Winslow Homer, "The Veteran in a New Field"

I once saw a documentary on America or more to the point America as seen through its art. Some famous guy originally from Australia whose name I cannot remember or Google up, talked about American art, visual art, and on the whole it was very good and interesting and filled in that time between supper and bed quit nicely.

But when he talked about the above painting, I saw something he did not see. This show was some time ago and I'm only now bringing to anyone's attention, but that's what blogs are for.

I've since went out and did some Googling on the subject and what I can find agree with what I heard earlier. The art work represents all kinds of Civil War related things. This site represents what I heard several years ago. References to Cincinnatus, swords into ploughshares, Lincoln assignation, and even the soldier's having mown down troops as he does the wheat in the painting are listed as commentary on the piece.

I had seen the work before it showed in the PBS story. When I saw it – a picture book probably – I knew that Homer had been in the Civil War, and what I saw was nothing like what I've saw on the PBS special or read elsewhere.

This is what I saw:

The soldier knows how to thresh wheat. He had done that since he was old enough to stand and work, and was sent into to the field to work all day. The drudgery of physical labor with no end in sight, for a young man, must have been a terrible future when he was young and working day after day in the field. No future but hard work in the field.

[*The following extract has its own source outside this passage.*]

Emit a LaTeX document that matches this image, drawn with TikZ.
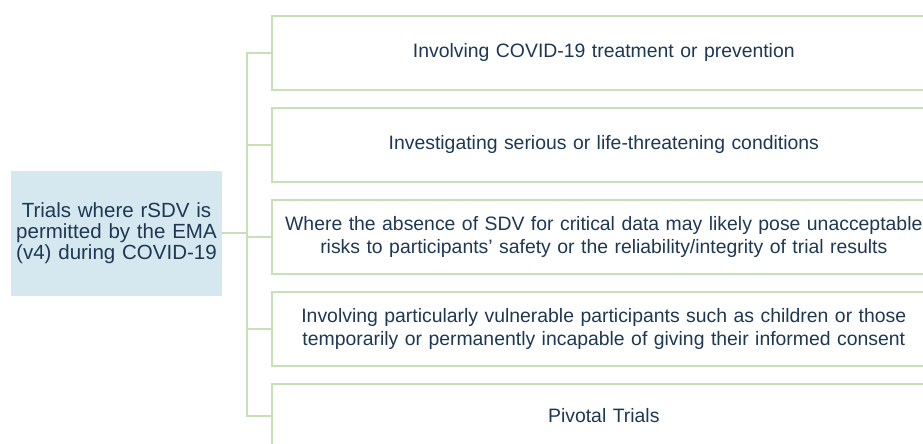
\documentclass[tikz,border=0pt]{standalone}
\usepackage{fontspec}
\setmainfont{Liberation Sans}
\definecolor{linegreen}{RGB}{200,224,184}
\definecolor{boxblue}{RGB}{213,232,239}
\definecolor{txt}{RGB}{30,56,84}
\begin{document}
\begin{tikzpicture}[x=1pt,y=-1pt,
  line/.style={draw=linegreen,line width=1.6pt},
  item/.style={line,fill=white,minimum width=664pt,minimum height=74pt,inner sep=0pt,
    text width=660pt,align=center,text=txt,font=\fontsize{19.4}{22.5}\selectfont,anchor=north west},
  root/.style={fill=boxblue,minimum width=211pt,minimum height=125pt,inner sep=0pt,
    text width=211pt,align=center,text=txt,font=\fontsize{20.5}{21}\selectfont}]
\useasboundingbox (0,0) rectangle (923,444);
\clip (0,0) rectangle (923,444);
\node[root] (L) at (116.5,233) {Trials where rSDV is\\ permitted by the EMA\\ (v4) during COVID-19};
\node[item] (b1) at (271,15) {Involving COVID-19 treatment or prevention};
\node[item] (b2) at (271,107) {Investigating serious or life-threatening conditions};
\node[item] (b3) at (271,199) {Where the absence of SDV for critical data may likely pose unacceptable\\ risks to participants’ safety or the reliability/integrity of trial results};
\node[item] (b4) at (271,291) {Involving particularly vulnerable participants such as children or those\\ temporarily or permanently incapable of giving their informed consent};
\node[item,minimum height=64pt] (b5) at (271,383) {Pivotal Trials};
\coordinate (j) at (247,233);
\draw[line] (L.east) -- (j);
\foreach \b in {b1,b2,b3,b4,b5} \draw[line] (j) |- (\b.west);
\end{tikzpicture}
\end{document}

And then the Civil War came along and he went on an adventure. The war offered an escape from the wheat field and a chance to be with other men. Of course, it became all the terrible things mentioned in the usual commentary of the painting, the killing, witnessing friends and comrades being killed, and the life changing experiences more eloquently noted than I could. And the soldier survived the war.

On the way home, maybe at the fields that surround his home, he comes upon that once hated task from which war had offered an escape. For one brief moment he could return to the time before the war. He picked up the scythe and began to do what had hated just a few short years ago, only now it was a labor of love.

If he moved just right, he could capture that boyhood motion and for one brief moment return to a home that is forever gone. No matter how much he has to work in the field from now own, that boy that had hated it so and that veteran that returned to so loved it will always be with him.